The data below should be restated word for word, with every picture omitted.

## INFORMATION SUPPLIED
::::
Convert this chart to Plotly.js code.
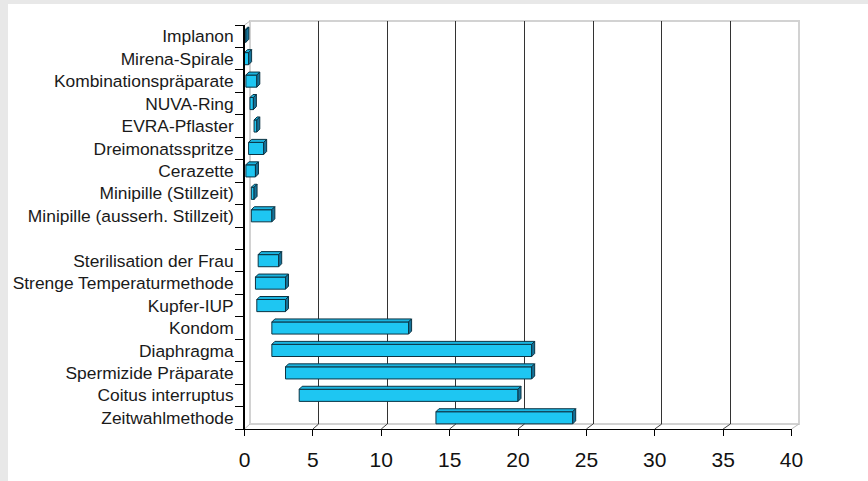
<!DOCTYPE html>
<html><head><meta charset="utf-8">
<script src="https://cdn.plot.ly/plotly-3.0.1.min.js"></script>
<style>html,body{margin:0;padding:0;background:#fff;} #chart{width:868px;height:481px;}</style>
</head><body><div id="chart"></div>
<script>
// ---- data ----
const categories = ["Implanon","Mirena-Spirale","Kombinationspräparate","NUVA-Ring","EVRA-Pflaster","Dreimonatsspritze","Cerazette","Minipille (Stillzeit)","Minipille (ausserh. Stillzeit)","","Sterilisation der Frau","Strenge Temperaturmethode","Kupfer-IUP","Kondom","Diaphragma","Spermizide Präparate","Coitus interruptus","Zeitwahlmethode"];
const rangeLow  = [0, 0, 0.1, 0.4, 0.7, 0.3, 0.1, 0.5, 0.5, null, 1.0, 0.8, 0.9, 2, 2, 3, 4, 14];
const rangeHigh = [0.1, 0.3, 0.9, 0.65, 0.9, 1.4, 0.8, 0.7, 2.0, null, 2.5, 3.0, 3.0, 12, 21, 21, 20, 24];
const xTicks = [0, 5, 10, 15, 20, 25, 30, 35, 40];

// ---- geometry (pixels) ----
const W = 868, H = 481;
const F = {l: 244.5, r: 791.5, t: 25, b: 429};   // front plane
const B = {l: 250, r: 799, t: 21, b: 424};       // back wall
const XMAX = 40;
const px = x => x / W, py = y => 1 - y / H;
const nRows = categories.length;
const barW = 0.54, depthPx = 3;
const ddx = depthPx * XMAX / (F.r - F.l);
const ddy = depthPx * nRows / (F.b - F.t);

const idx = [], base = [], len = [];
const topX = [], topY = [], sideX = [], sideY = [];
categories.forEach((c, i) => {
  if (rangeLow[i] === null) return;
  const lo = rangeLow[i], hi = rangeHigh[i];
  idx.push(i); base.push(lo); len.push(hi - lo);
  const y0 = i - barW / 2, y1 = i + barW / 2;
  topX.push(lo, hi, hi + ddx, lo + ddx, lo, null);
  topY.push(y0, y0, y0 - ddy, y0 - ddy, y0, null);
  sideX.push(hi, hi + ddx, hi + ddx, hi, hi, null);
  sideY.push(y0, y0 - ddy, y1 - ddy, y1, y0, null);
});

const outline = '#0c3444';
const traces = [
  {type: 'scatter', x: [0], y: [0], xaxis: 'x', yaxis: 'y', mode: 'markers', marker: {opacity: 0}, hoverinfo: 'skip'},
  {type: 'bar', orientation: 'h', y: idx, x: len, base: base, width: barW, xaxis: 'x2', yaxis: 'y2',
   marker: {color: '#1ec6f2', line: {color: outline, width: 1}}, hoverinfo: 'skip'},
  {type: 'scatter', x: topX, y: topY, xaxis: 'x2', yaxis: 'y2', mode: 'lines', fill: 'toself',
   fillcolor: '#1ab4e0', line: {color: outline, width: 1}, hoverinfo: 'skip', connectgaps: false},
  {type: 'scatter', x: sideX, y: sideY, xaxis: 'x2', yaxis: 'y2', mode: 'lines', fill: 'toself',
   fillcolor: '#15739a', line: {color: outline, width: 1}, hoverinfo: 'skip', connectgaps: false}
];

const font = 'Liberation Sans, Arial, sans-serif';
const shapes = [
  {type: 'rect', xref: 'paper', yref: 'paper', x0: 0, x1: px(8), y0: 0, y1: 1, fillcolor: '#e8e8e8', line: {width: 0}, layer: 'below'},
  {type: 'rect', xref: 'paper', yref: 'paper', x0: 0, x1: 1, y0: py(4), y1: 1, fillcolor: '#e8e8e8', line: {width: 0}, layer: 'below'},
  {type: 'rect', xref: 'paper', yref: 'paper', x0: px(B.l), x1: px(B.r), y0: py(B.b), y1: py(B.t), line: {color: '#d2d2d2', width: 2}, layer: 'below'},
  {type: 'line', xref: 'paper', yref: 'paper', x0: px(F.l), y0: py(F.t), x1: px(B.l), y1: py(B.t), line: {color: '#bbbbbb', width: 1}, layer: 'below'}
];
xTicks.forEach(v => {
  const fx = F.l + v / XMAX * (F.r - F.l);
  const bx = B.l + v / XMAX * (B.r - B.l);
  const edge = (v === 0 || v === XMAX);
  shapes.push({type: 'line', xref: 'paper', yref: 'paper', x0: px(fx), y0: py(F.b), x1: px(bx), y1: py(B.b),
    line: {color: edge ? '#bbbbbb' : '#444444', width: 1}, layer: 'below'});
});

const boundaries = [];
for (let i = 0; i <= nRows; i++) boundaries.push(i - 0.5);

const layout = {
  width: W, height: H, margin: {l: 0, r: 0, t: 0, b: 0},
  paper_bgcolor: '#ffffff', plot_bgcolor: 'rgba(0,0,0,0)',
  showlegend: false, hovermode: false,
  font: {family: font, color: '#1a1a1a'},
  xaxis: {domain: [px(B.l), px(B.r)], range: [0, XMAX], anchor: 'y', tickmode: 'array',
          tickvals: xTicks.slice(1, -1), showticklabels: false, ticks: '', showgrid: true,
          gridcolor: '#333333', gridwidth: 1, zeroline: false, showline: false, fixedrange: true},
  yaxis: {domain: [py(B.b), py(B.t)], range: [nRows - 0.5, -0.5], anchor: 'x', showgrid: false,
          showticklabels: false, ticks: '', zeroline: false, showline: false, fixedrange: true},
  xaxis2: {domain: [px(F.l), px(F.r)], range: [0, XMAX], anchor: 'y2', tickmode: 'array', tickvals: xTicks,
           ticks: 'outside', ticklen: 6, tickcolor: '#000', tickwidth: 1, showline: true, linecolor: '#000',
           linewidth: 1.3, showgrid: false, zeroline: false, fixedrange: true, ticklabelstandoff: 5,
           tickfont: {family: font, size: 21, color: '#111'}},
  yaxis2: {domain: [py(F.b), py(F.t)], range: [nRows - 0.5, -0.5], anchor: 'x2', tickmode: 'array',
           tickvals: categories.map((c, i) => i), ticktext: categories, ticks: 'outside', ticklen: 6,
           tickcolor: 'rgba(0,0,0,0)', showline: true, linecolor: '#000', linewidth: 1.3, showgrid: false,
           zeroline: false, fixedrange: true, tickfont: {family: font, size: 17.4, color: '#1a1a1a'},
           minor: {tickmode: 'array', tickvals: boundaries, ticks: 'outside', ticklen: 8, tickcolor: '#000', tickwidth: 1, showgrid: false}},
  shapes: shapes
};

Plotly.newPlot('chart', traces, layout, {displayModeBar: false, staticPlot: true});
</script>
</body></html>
::::
## CORRECT RESULT
Convert this chart to Plotly.js code.
<!DOCTYPE html>
<html><head><meta charset="utf-8">
<script src="https://cdn.plot.ly/plotly-3.0.1.min.js"></script>
<style>html,body{margin:0;padding:0;background:#fff;} #chart{width:868px;height:481px;}</style>
</head><body><div id="chart"></div>
<script>
// ---- data ----
const categories = ["Implanon","Mirena-Spirale","Kombinationspräparate","NUVA-Ring","EVRA-Pflaster","Dreimonatsspritze","Cerazette","Minipille (Stillzeit)","Minipille (ausserh. Stillzeit)","","Sterilisation der Frau","Strenge Temperaturmethode","Kupfer-IUP","Kondom","Diaphragma","Spermizide Präparate","Coitus interruptus","Zeitwahlmethode"];
const rangeLow  = [0, 0, 0.1, 0.4, 0.7, 0.3, 0.1, 0.5, 0.5, null, 1.0, 0.8, 0.9, 2, 2, 3, 4, 14];
const rangeHigh = [0.1, 0.3, 0.9, 0.65, 0.9, 1.4, 0.8, 0.7, 2.0, null, 2.5, 3.0, 3.0, 12, 21, 21, 20, 24];
const xTicks = [0, 5, 10, 15, 20, 25, 30, 35, 40];

// ---- geometry (pixels) ----
const W = 868, H = 481;
const F = {l: 244.5, r: 791.5, t: 25, b: 429};   // front plane
const B = {l: 250, r: 799, t: 21, b: 424};       // back wall
const XMAX = 40;
const px = x => x / W, py = y => 1 - y / H;
const nRows = categories.length;
const barW = 0.54, depthPx = 3;
const ddx = depthPx * XMAX / (F.r - F.l);
const ddy = depthPx * nRows / (F.b - F.t);

const idx = [], base = [], len = [];
const topX = [], topY = [], sideX = [], sideY = [];
categories.forEach((c, i) => {
  if (rangeLow[i] === null) return;
  const lo = rangeLow[i], hi = rangeHigh[i];
  idx.push(i); base.push(lo); len.push(hi - lo);
  const y0 = i - barW / 2, y1 = i + barW / 2;
  topX.push(lo, hi, hi + ddx, lo + ddx, lo, null);
  topY.push(y0, y0, y0 - ddy, y0 - ddy, y0, null);
  sideX.push(hi, hi + ddx, hi + ddx, hi, hi, null);
  sideY.push(y0, y0 - ddy, y1 - ddy, y1, y0, null);
});

const outline = '#0c3444';
const traces = [
  {type: 'scatter', x: [0], y: [0], xaxis: 'x', yaxis: 'y', mode: 'markers', marker: {opacity: 0}, hoverinfo: 'skip'},
  {type: 'bar', orientation: 'h', y: idx, x: len, base: base, width: barW, xaxis: 'x2', yaxis: 'y2',
   marker: {color: '#1ec6f2', line: {color: outline, width: 1}}, hoverinfo: 'skip'},
  {type: 'scatter', x: topX, y: topY, xaxis: 'x2', yaxis: 'y2', mode: 'lines', fill: 'toself',
   fillcolor: '#1ab4e0', line: {color: outline, width: 1}, hoverinfo: 'skip', connectgaps: false},
  {type: 'scatter', x: sideX, y: sideY, xaxis: 'x2', yaxis: 'y2', mode: 'lines', fill: 'toself',
   fillcolor: '#15739a', line: {color: outline, width: 1}, hoverinfo: 'skip', connectgaps: false}
];

const font = 'Liberation Sans, Arial, sans-serif';
const shapes = [
  {type: 'rect', xref: 'paper', yref: 'paper', x0: 0, x1: px(8), y0: 0, y1: 1, fillcolor: '#e8e8e8', line: {width: 0}, layer: 'below'},
  {type: 'rect', xref: 'paper', yref: 'paper', x0: 0, x1: 1, y0: py(4), y1: 1, fillcolor: '#e8e8e8', line: {width: 0}, layer: 'below'},
  {type: 'rect', xref: 'paper', yref: 'paper', x0: px(B.l), x1: px(B.r), y0: py(B.b), y1: py(B.t), line: {color: '#d2d2d2', width: 2}, layer: 'below'},
  {type: 'line', xref: 'paper', yref: 'paper', x0: px(F.l), y0: py(F.t), x1: px(B.l), y1: py(B.t), line: {color: '#bbbbbb', width: 1}, layer: 'below'}
];
xTicks.forEach(v => {
  const fx = F.l + v / XMAX * (F.r - F.l);
  const bx = B.l + v / XMAX * (B.r - B.l);
  const edge = (v === 0 || v === XMAX);
  shapes.push({type: 'line', xref: 'paper', yref: 'paper', x0: px(fx), y0: py(F.b), x1: px(bx), y1: py(B.b),
    line: {color: edge ? '#bbbbbb' : '#444444', width: 1}, layer: 'below'});
});

const boundaries = [];
for (let i = 0; i <= nRows; i++) boundaries.push(i - 0.5);

const layout = {
  width: W, height: H, margin: {l: 0, r: 0, t: 0, b: 0},
  paper_bgcolor: '#ffffff', plot_bgcolor: 'rgba(0,0,0,0)',
  showlegend: false, hovermode: false,
  font: {family: font, color: '#1a1a1a'},
  xaxis: {domain: [px(B.l), px(B.r)], range: [0, XMAX], anchor: 'y', tickmode: 'array',
          tickvals: xTicks.slice(1, -1), showticklabels: false, ticks: '', showgrid: true,
          gridcolor: '#333333', gridwidth: 1, zeroline: false, showline: false, fixedrange: true},
  yaxis: {domain: [py(B.b), py(B.t)], range: [nRows - 0.5, -0.5], anchor: 'x', showgrid: false,
          showticklabels: false, ticks: '', zeroline: false, showline: false, fixedrange: true},
  xaxis2: {domain: [px(F.l), px(F.r)], range: [0, XMAX], anchor: 'y2', tickmode: 'array', tickvals: xTicks,
           ticks: 'outside', ticklen: 6, tickcolor: '#000', tickwidth: 1, showline: true, linecolor: '#000',
           linewidth: 1.3, showgrid: false, zeroline: false, fixedrange: true, ticklabelstandoff: 5,
           tickfont: {family: font, size: 21, color: '#111'}},
  yaxis2: {domain: [py(F.b), py(F.t)], range: [nRows - 0.5, -0.5], anchor: 'x2', tickmode: 'array',
           tickvals: categories.map((c, i) => i), ticktext: categories, ticks: 'outside', ticklen: 6,
           tickcolor: 'rgba(0,0,0,0)', showline: true, linecolor: '#000', linewidth: 1.3, showgrid: false,
           zeroline: false, fixedrange: true, tickfont: {family: font, size: 17.4, color: '#1a1a1a'},
           minor: {tickmode: 'array', tickvals: boundaries, ticks: 'outside', ticklen: 8, tickcolor: '#000', tickwidth: 1, showgrid: false}},
  shapes: shapes
};

Plotly.newPlot('chart', traces, layout, {displayModeBar: false, staticPlot: true});
</script>
</body></html>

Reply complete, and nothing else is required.